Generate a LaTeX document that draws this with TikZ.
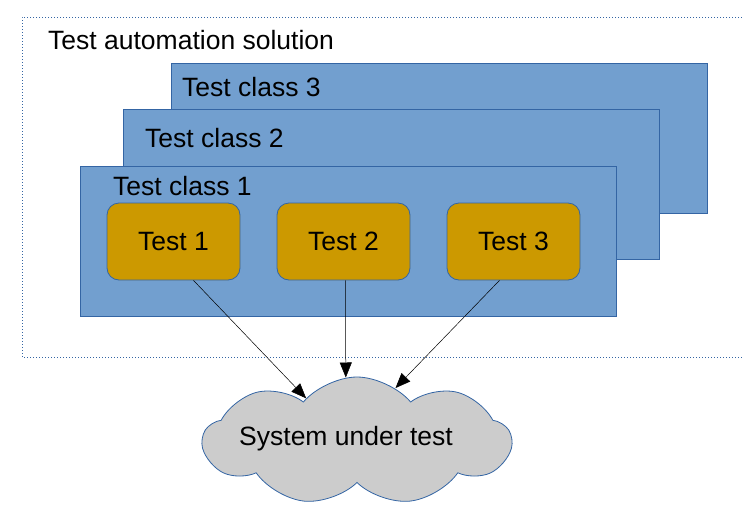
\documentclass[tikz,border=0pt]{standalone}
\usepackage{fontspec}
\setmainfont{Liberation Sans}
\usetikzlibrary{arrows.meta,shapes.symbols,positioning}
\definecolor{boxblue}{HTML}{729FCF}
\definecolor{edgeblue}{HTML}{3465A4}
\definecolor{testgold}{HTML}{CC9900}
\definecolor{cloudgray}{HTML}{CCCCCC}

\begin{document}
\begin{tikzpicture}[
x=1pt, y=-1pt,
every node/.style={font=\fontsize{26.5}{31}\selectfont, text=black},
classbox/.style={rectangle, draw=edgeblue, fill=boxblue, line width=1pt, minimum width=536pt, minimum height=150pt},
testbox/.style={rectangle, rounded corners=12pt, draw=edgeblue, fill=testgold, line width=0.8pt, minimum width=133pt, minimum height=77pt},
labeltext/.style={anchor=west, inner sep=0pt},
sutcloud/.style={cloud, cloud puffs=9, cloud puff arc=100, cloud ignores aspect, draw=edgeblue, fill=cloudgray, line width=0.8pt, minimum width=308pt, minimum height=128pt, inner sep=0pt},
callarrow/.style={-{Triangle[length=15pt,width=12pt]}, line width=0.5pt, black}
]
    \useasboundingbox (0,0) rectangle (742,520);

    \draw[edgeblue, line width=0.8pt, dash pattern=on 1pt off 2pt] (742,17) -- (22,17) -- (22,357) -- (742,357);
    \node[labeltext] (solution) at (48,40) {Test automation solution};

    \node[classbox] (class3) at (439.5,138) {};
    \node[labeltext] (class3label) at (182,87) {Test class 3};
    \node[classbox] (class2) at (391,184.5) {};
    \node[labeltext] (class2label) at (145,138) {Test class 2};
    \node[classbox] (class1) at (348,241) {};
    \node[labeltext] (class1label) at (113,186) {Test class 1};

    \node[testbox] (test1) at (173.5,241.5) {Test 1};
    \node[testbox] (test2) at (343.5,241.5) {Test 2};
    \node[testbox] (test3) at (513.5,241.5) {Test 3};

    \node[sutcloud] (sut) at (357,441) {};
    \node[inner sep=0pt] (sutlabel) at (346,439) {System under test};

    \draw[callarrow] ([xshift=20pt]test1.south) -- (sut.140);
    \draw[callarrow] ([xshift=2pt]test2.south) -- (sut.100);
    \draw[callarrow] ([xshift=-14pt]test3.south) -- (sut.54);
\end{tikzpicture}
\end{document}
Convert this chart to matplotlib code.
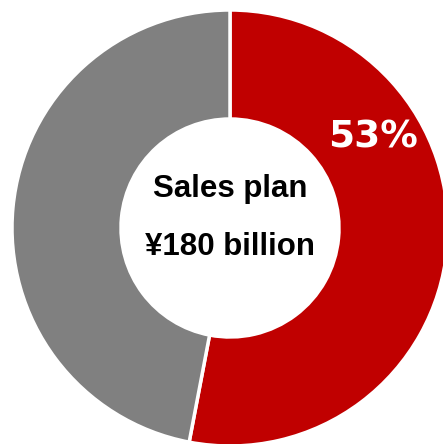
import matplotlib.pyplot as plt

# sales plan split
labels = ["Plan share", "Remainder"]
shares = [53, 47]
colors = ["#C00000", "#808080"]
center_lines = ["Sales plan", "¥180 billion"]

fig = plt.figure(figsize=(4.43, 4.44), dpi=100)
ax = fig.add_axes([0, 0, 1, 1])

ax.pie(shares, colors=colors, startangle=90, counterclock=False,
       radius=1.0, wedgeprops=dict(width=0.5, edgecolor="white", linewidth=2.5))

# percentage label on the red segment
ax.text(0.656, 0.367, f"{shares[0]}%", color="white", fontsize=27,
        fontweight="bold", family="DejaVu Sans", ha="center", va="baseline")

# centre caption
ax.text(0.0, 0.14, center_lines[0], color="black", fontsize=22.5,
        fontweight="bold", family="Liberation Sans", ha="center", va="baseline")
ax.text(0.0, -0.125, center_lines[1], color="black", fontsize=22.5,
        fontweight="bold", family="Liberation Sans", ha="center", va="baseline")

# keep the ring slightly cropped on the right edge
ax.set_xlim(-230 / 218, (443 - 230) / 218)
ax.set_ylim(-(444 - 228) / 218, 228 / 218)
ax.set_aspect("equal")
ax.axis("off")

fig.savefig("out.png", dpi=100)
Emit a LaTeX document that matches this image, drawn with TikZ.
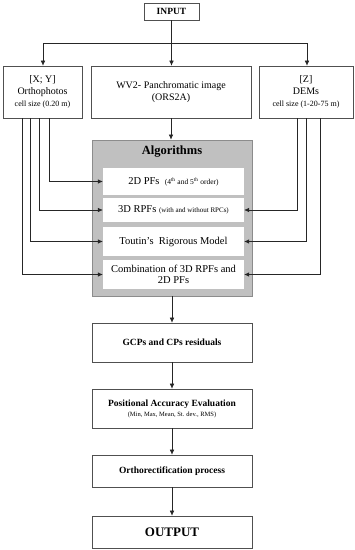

■ Task objective
Restate the records above in full, word for word. Keep pictures out.

■ The completed task
Generate a LaTeX document that draws this with TikZ.
\documentclass[tikz,border=0pt]{standalone}
\usepackage{fontspec}
\setmainfont{Liberation Sans}
\usetikzlibrary{arrows.meta,shapes.symbols,positioning}
\definecolor{boxblue}{HTML}{729FCF}
\definecolor{edgeblue}{HTML}{3465A4}
\definecolor{testgold}{HTML}{CC9900}
\definecolor{cloudgray}{HTML}{CCCCCC}

\begin{document}
\begin{tikzpicture}[
x=1pt, y=-1pt,
every node/.style={font=\fontsize{26.5}{31}\selectfont, text=black},
classbox/.style={rectangle, draw=edgeblue, fill=boxblue, line width=1pt, minimum width=536pt, minimum height=150pt},
testbox/.style={rectangle, rounded corners=12pt, draw=edgeblue, fill=testgold, line width=0.8pt, minimum width=133pt, minimum height=77pt},
labeltext/.style={anchor=west, inner sep=0pt},
sutcloud/.style={cloud, cloud puffs=9, cloud puff arc=100, cloud ignores aspect, draw=edgeblue, fill=cloudgray, line width=0.8pt, minimum width=308pt, minimum height=128pt, inner sep=0pt},
callarrow/.style={-{Triangle[length=15pt,width=12pt]}, line width=0.5pt, black}
]
    \useasboundingbox (0,0) rectangle (742,520);

    \draw[edgeblue, line width=0.8pt, dash pattern=on 1pt off 2pt] (742,17) -- (22,17) -- (22,357) -- (742,357);
    \node[labeltext] (solution) at (48,40) {Test automation solution};

    \node[classbox] (class3) at (439.5,138) {};
    \node[labeltext] (class3label) at (182,87) {Test class 3};
    \node[classbox] (class2) at (391,184.5) {};
    \node[labeltext] (class2label) at (145,138) {Test class 2};
    \node[classbox] (class1) at (348,241) {};
    \node[labeltext] (class1label) at (113,186) {Test class 1};

    \node[testbox] (test1) at (173.5,241.5) {Test 1};
    \node[testbox] (test2) at (343.5,241.5) {Test 2};
    \node[testbox] (test3) at (513.5,241.5) {Test 3};

    \node[sutcloud] (sut) at (357,441) {};
    \node[inner sep=0pt] (sutlabel) at (346,439) {System under test};

    \draw[callarrow] ([xshift=20pt]test1.south) -- (sut.140);
    \draw[callarrow] ([xshift=2pt]test2.south) -- (sut.100);
    \draw[callarrow] ([xshift=-14pt]test3.south) -- (sut.54);
\end{tikzpicture}
\end{document}
Convert this chart to matplotlib code.
import matplotlib.pyplot as plt

# sales plan split
labels = ["Plan share", "Remainder"]
shares = [53, 47]
colors = ["#C00000", "#808080"]
center_lines = ["Sales plan", "¥180 billion"]

fig = plt.figure(figsize=(4.43, 4.44), dpi=100)
ax = fig.add_axes([0, 0, 1, 1])

ax.pie(shares, colors=colors, startangle=90, counterclock=False,
       radius=1.0, wedgeprops=dict(width=0.5, edgecolor="white", linewidth=2.5))

# percentage label on the red segment
ax.text(0.656, 0.367, f"{shares[0]}%", color="white", fontsize=27,
        fontweight="bold", family="DejaVu Sans", ha="center", va="baseline")

# centre caption
ax.text(0.0, 0.14, center_lines[0], color="black", fontsize=22.5,
        fontweight="bold", family="Liberation Sans", ha="center", va="baseline")
ax.text(0.0, -0.125, center_lines[1], color="black", fontsize=22.5,
        fontweight="bold", family="Liberation Sans", ha="center", va="baseline")

# keep the ring slightly cropped on the right edge
ax.set_xlim(-230 / 218, (443 - 230) / 218)
ax.set_ylim(-(444 - 228) / 218, 228 / 218)
ax.set_aspect("equal")
ax.axis("off")

fig.savefig("out.png", dpi=100)
Emit a LaTeX document that matches this image, drawn with TikZ.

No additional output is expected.